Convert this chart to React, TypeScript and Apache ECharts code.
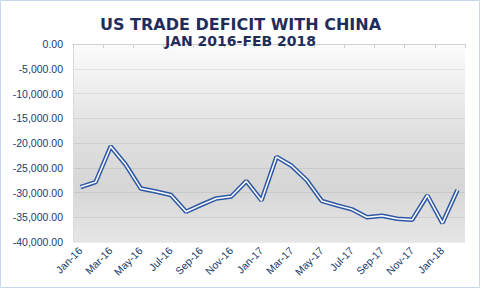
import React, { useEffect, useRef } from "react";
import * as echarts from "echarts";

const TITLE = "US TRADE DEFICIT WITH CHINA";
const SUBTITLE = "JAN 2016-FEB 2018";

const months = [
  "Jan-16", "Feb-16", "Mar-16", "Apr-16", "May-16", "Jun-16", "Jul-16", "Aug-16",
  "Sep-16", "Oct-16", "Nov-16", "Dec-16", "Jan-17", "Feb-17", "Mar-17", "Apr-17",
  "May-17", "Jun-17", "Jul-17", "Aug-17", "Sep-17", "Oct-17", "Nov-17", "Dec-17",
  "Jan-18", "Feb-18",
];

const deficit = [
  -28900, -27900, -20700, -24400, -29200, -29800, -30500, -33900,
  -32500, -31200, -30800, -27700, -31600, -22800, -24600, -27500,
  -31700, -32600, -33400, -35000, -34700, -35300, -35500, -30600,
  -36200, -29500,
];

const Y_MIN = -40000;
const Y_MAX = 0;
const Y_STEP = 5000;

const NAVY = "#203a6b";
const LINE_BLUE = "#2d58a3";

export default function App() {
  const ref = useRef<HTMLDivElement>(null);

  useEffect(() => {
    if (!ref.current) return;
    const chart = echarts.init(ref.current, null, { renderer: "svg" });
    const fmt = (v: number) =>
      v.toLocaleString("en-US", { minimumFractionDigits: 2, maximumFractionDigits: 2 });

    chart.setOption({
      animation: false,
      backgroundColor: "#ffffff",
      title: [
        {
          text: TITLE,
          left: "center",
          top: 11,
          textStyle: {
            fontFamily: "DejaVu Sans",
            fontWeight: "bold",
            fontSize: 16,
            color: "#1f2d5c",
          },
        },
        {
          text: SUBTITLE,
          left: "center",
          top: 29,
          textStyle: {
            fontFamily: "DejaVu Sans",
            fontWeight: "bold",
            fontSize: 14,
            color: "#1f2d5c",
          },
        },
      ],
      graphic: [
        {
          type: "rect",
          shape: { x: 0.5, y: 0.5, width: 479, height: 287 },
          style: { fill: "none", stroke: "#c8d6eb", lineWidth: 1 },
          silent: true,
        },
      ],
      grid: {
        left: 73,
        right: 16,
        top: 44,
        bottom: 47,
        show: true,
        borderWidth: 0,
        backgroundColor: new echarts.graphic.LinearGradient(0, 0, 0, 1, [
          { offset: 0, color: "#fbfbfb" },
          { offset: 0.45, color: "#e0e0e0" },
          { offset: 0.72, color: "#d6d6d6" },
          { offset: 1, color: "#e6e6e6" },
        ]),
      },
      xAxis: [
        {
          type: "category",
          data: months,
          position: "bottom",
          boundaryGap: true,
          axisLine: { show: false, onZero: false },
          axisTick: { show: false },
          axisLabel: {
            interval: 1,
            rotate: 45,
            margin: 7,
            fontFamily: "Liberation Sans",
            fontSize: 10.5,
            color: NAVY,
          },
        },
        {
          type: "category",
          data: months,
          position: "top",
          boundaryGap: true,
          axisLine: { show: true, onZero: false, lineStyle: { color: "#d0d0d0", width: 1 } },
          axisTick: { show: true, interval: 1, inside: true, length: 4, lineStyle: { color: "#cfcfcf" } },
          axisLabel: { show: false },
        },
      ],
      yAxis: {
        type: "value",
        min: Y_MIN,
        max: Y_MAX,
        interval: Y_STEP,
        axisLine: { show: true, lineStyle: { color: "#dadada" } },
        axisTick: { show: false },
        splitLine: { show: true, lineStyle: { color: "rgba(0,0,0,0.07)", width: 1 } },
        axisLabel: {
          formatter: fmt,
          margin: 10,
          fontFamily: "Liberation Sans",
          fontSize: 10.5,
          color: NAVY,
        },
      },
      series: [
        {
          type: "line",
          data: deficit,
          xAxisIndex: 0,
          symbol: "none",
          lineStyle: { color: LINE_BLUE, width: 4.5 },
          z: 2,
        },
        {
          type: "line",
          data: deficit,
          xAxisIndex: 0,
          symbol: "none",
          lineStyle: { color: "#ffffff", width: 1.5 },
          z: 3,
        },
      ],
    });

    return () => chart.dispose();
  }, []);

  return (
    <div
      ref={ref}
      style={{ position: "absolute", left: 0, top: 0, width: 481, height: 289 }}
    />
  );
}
-------------------------
→ **Exercise instructions**
Skip every picture and transcribe the data above exactly.

→ **Exercise output**
Convert this chart to React, TypeScript and Apache ECharts code.
import React, { useEffect, useRef } from "react";
import * as echarts from "echarts";

const TITLE = "US TRADE DEFICIT WITH CHINA";
const SUBTITLE = "JAN 2016-FEB 2018";

const months = [
  "Jan-16", "Feb-16", "Mar-16", "Apr-16", "May-16", "Jun-16", "Jul-16", "Aug-16",
  "Sep-16", "Oct-16", "Nov-16", "Dec-16", "Jan-17", "Feb-17", "Mar-17", "Apr-17",
  "May-17", "Jun-17", "Jul-17", "Aug-17", "Sep-17", "Oct-17", "Nov-17", "Dec-17",
  "Jan-18", "Feb-18",
];

const deficit = [
  -28900, -27900, -20700, -24400, -29200, -29800, -30500, -33900,
  -32500, -31200, -30800, -27700, -31600, -22800, -24600, -27500,
  -31700, -32600, -33400, -35000, -34700, -35300, -35500, -30600,
  -36200, -29500,
];

const Y_MIN = -40000;
const Y_MAX = 0;
const Y_STEP = 5000;

const NAVY = "#203a6b";
const LINE_BLUE = "#2d58a3";

export default function App() {
  const ref = useRef<HTMLDivElement>(null);

  useEffect(() => {
    if (!ref.current) return;
    const chart = echarts.init(ref.current, null, { renderer: "svg" });
    const fmt = (v: number) =>
      v.toLocaleString("en-US", { minimumFractionDigits: 2, maximumFractionDigits: 2 });

    chart.setOption({
      animation: false,
      backgroundColor: "#ffffff",
      title: [
        {
          text: TITLE,
          left: "center",
          top: 11,
          textStyle: {
            fontFamily: "DejaVu Sans",
            fontWeight: "bold",
            fontSize: 16,
            color: "#1f2d5c",
          },
        },
        {
          text: SUBTITLE,
          left: "center",
          top: 29,
          textStyle: {
            fontFamily: "DejaVu Sans",
            fontWeight: "bold",
            fontSize: 14,
            color: "#1f2d5c",
          },
        },
      ],
      graphic: [
        {
          type: "rect",
          shape: { x: 0.5, y: 0.5, width: 479, height: 287 },
          style: { fill: "none", stroke: "#c8d6eb", lineWidth: 1 },
          silent: true,
        },
      ],
      grid: {
        left: 73,
        right: 16,
        top: 44,
        bottom: 47,
        show: true,
        borderWidth: 0,
        backgroundColor: new echarts.graphic.LinearGradient(0, 0, 0, 1, [
          { offset: 0, color: "#fbfbfb" },
          { offset: 0.45, color: "#e0e0e0" },
          { offset: 0.72, color: "#d6d6d6" },
          { offset: 1, color: "#e6e6e6" },
        ]),
      },
      xAxis: [
        {
          type: "category",
          data: months,
          position: "bottom",
          boundaryGap: true,
          axisLine: { show: false, onZero: false },
          axisTick: { show: false },
          axisLabel: {
            interval: 1,
            rotate: 45,
            margin: 7,
            fontFamily: "Liberation Sans",
            fontSize: 10.5,
            color: NAVY,
          },
        },
        {
          type: "category",
          data: months,
          position: "top",
          boundaryGap: true,
          axisLine: { show: true, onZero: false, lineStyle: { color: "#d0d0d0", width: 1 } },
          axisTick: { show: true, interval: 1, inside: true, length: 4, lineStyle: { color: "#cfcfcf" } },
          axisLabel: { show: false },
        },
      ],
      yAxis: {
        type: "value",
        min: Y_MIN,
        max: Y_MAX,
        interval: Y_STEP,
        axisLine: { show: true, lineStyle: { color: "#dadada" } },
        axisTick: { show: false },
        splitLine: { show: true, lineStyle: { color: "rgba(0,0,0,0.07)", width: 1 } },
        axisLabel: {
          formatter: fmt,
          margin: 10,
          fontFamily: "Liberation Sans",
          fontSize: 10.5,
          color: NAVY,
        },
      },
      series: [
        {
          type: "line",
          data: deficit,
          xAxisIndex: 0,
          symbol: "none",
          lineStyle: { color: LINE_BLUE, width: 4.5 },
          z: 2,
        },
        {
          type: "line",
          data: deficit,
          xAxisIndex: 0,
          symbol: "none",
          lineStyle: { color: "#ffffff", width: 1.5 },
          z: 3,
        },
      ],
    });

    return () => chart.dispose();
  }, []);

  return (
    <div
      ref={ref}
      style={{ position: "absolute", left: 0, top: 0, width: 481, height: 289 }}
    />
  );
}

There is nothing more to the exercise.